Столбы тоже были перекручены и завязаны узлами. Один из плавпирсов затонул, криво выставив над водой часть поросшего водорослями брюха, у другого оторвало секцию. Пейзаж был настолько незнаком, а разрушения так сильны, что казалось, не ураган здесь погулял, а атомная бомба средней мощности. Впечатление усиливалось полной тишиной и безлюдьем – нас никто не встречал.
Вскоре, правда, появилась бригада матросов с бербазы, на лыжах и с лыжами за плечами, связки по три. Оказалось, для нас. Были даже носилки для раненого Машкина.

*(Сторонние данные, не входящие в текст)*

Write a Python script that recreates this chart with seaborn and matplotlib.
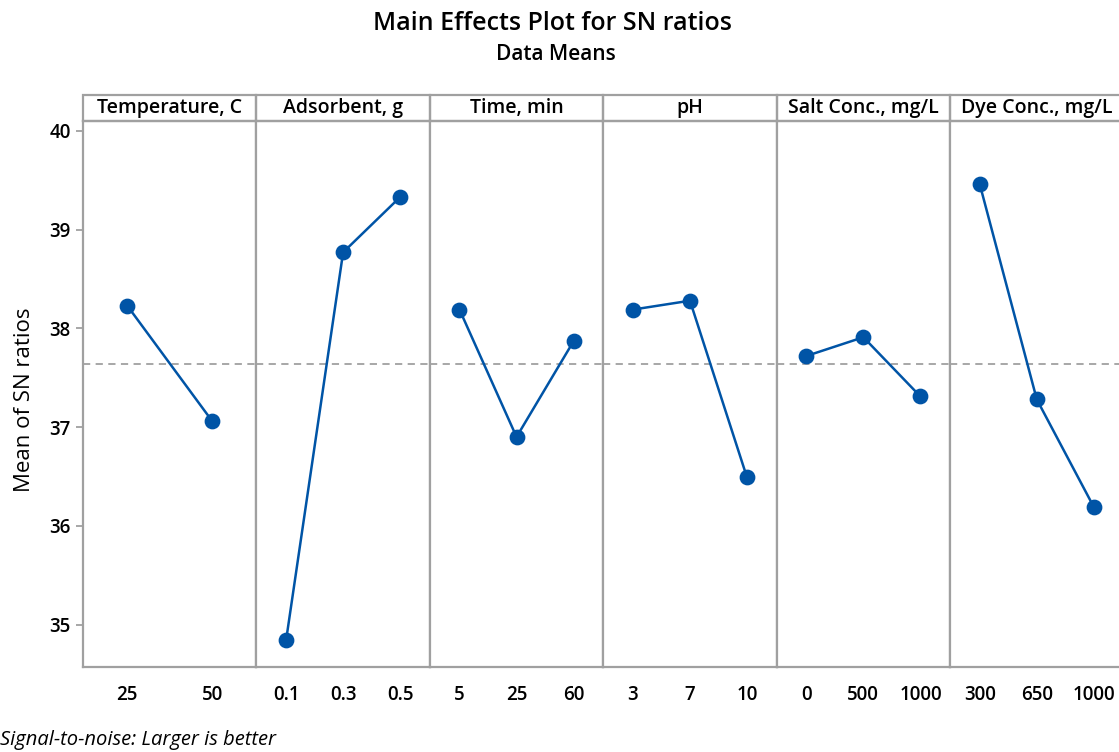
import pandas as pd
import seaborn as sns
import matplotlib.pyplot as plt
from matplotlib.patches import Rectangle

# factor names and their levels
factors = ["Temperature, C", "Adsorbent, g", "Time, min", "pH",
           "Salt Conc., mg/L", "Dye Conc., mg/L"]
levels = [["25", "50"],
          ["0.1", "0.3", "0.5"],
          ["5", "25", "60"],
          ["3", "7", "10"],
          ["0", "500", "1000"],
          ["300", "650", "1000"]]
sn_means = [[38.23, 37.06],
            [34.84, 38.77, 39.33],
            [38.19, 36.90, 37.87],
            [38.19, 38.28, 36.49],
            [37.72, 37.91, 37.31],
            [39.46, 37.28, 36.19]]
grand_mean = 37.64

rows = []
for f, lv, vals in zip(factors, levels, sn_means):
    for l, v in zip(lv, vals):
        rows.append({"factor": f, "level": l, "sn": v})
df = pd.DataFrame(rows)

sns.set_style("white")
plt.rcParams["font.family"] = ["Open Sans", "DejaVu Sans"]
plt.rcParams["text.color"] = "black"
plt.rcParams["xtick.color"] = "black"
plt.rcParams["ytick.color"] = "black"

blue = "#0054a6"
grey = "#a0a0a0"

fig, axes = plt.subplots(1, 6, sharey=True, figsize=(11.19, 7.52), dpi=100)
fig.subplots_adjust(left=83 / 1119, right=1123.5 / 1119, bottom=1 - 667 / 752,
                    top=1 - 121 / 752, wspace=0)

strip_h = 26 / 546
for ax, f, lv in zip(axes, factors, levels):
    sub = df[df["factor"] == f]
    sns.pointplot(data=sub, x="level", y="sn", order=lv, ax=ax, color=blue,
                  markersize=10, linewidth=1.8, errorbar=None)
    ax.axhline(grand_mean, color=grey, ls=(0, (4, 3)), lw=1.3, zorder=0)
    ax.set_xlim(-0.52, len(lv) - 0.48)
    ax.set_xlabel("")
    ax.set_ylabel("")
    for s in ax.spines.values():
        s.set_color(grey)
        s.set_linewidth(1.6)
    ax.tick_params(axis="x", length=5, color=grey, labelcolor="black", width=1.3,
                   labelsize=13.5, pad=8)
    for t in ax.get_xticklabels():
        t.set_fontweight("semibold")
    # strip header
    ax.add_patch(Rectangle((0, 1), 1, strip_h, transform=ax.transAxes,
                           fill=False, edgecolor=grey, lw=1.6, clip_on=False))
    ax.text(0.5, 1 + strip_h / 2, f, transform=ax.transAxes, ha="center",
            va="center", fontsize=14, fontweight="semibold")

axes[0].set_ylim(34.57, 40.1)
axes[0].set_yticks([35, 36, 37, 38, 39, 40])
axes[0].tick_params(axis="y", left=True, length=5, color=grey, labelcolor="black",
                    width=1.3, labelsize=13.5, pad=4)
for t in axes[0].get_yticklabels():
    t.set_fontweight("semibold")
for ax in axes[1:]:
    ax.tick_params(axis="y", left=False)

fig.text(0.022, 0.468, "Mean of SN ratios", rotation=90, ha="center",
         va="center", fontsize=16)
fig.text(0.494, 1 - 24 / 752, "Main Effects Plot for SN ratios", ha="center",
         va="center", fontsize=18, fontweight="semibold")
fig.text(0.497, 1 - 55 / 752, "Data Means", ha="center", va="center",
         fontsize=15, fontweight="semibold")
fig.text(0.0, 1 - 740 / 752, "Signal-to-noise: Larger is better", ha="left",
         va="center", fontsize=14.5, style="italic")

plt.savefig("out.png", dpi=100)
plt.close()
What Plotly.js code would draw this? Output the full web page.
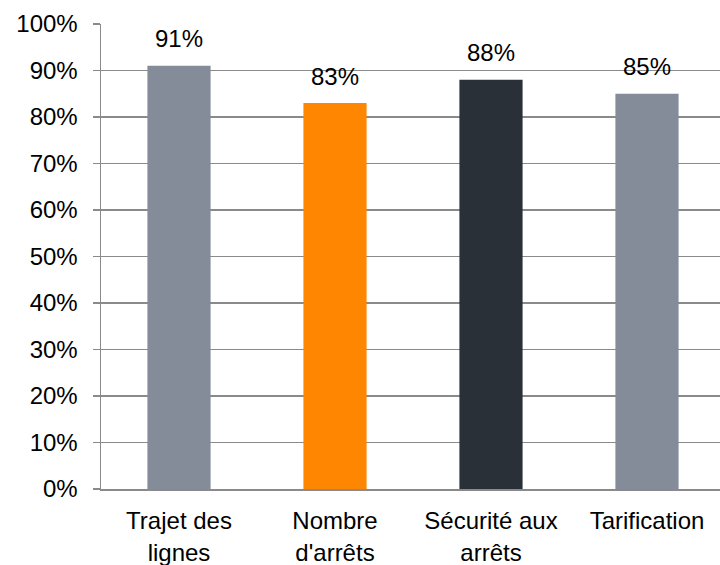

Оставив на лодке вахту, мы совершили лыжный пробег до поселка. Здесь пострадали крыши и окна. Стекла в жилых домах уже вставили, только штаб слепо смотрел в сторону бухты бельмами фанерных листов на окнах.
В нашей казарме тоже свистел ветер и лежали небольшие сугробы. Быт экипажа - дело рук самого экипажа. Стекол в бригаде больше не было, посему, по старинному подводному обычаю, мы «заняли» вторые рамы на первом этаже, в казарме экипажа, находящегося в автономке. Замок на двери, естественно, пришлось сорвать. Дело в том, что уходящие в море оставляют в казарме очень много вещей, которые ну просто необходимы тем, кто остался на берегу. По приходу хозяева не досчитаются даже коек. А замок на то и замок, чтобы его открывали. Когда наша лодка находилась в заводском ремонте, у нас обчистили баталерку с обмундированием и инвентарным имуществом, «позаимствовали» стулья и табуретки, поснимали замки с офицерских кают. Значит, кому-то было нужнее, а скарб подводницкий, в том числе и инвентарный, дело наживное.
Экипаж, запущенный в базу последним, затыкал окна матрасами. Не повезло.
Нас поставили всем в пример и первыми отправили в ремонт, в завод, как наладивших береговой быт и относительный уют.
Да, а Машкин выжил, общими усилиями ногу мы ему спасли. Правда доктора удивлялись, что удар пришелся по ноге, а у парня еще и сотрясение мозга оказалось. Начмед хотел даже статью в научно-медицинский журнал подготовить, но мы с механиком его отговорили.